* Task
Return only the number of lines holding the word "this".

start Records provided

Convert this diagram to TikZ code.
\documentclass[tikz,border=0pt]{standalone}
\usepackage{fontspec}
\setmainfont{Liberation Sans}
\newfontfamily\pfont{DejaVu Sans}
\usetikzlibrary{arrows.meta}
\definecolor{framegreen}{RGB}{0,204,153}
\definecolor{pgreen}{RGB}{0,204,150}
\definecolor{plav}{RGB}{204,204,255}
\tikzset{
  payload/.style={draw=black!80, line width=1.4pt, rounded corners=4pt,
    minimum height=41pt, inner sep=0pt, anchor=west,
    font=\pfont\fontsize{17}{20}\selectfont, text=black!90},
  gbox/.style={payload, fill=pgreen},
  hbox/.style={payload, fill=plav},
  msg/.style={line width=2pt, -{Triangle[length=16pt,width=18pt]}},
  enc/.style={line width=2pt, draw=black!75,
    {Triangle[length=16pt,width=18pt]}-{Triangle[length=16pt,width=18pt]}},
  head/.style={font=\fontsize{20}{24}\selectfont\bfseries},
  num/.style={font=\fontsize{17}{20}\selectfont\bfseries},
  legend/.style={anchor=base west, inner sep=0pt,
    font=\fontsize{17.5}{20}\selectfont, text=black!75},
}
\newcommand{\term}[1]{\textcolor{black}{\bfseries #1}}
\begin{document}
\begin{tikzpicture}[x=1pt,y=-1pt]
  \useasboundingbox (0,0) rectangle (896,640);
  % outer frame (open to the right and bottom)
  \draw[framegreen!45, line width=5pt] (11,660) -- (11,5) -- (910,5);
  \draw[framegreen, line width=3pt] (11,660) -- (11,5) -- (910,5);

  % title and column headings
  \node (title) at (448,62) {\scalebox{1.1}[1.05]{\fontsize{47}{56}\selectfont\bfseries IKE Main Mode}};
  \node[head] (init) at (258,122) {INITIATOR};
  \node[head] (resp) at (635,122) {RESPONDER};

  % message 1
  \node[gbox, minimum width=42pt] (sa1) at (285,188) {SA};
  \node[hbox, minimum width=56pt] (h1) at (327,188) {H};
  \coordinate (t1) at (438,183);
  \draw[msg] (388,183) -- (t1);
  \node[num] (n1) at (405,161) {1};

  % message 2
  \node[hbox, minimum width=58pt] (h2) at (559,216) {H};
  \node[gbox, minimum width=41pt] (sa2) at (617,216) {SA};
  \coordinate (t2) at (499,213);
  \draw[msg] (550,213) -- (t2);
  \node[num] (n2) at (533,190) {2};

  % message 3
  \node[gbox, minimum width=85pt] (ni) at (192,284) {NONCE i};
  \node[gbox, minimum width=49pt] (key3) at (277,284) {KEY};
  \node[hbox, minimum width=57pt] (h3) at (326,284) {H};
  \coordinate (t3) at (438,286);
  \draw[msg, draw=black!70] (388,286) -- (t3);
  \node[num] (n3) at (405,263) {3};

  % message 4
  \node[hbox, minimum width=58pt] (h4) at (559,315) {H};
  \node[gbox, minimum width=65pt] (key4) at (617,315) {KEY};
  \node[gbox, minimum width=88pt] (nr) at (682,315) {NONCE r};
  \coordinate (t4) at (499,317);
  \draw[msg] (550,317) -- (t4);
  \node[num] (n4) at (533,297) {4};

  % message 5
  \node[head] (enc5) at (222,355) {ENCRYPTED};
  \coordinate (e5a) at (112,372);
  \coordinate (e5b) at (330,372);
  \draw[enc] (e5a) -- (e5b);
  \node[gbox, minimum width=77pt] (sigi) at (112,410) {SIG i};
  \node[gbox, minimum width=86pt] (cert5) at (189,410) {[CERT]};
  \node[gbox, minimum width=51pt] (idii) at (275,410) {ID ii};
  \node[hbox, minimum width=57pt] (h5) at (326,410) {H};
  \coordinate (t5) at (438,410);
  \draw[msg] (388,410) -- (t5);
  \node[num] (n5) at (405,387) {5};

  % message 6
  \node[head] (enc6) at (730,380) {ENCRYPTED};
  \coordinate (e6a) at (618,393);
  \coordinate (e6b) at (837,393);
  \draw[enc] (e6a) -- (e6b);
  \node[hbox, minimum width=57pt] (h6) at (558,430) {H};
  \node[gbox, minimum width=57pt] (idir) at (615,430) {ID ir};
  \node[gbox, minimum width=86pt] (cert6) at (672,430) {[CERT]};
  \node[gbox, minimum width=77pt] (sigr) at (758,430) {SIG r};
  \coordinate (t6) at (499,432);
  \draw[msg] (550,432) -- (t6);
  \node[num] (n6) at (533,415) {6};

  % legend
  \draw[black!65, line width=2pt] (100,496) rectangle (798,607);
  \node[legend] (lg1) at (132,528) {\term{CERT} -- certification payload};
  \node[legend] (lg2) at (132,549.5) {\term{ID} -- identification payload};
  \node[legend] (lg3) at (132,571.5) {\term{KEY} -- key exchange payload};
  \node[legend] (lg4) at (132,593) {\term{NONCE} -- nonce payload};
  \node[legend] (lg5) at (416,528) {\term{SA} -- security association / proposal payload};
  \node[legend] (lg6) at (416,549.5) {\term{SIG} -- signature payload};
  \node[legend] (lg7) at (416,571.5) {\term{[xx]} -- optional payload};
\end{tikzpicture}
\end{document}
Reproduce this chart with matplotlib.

end Records provided

* The response
2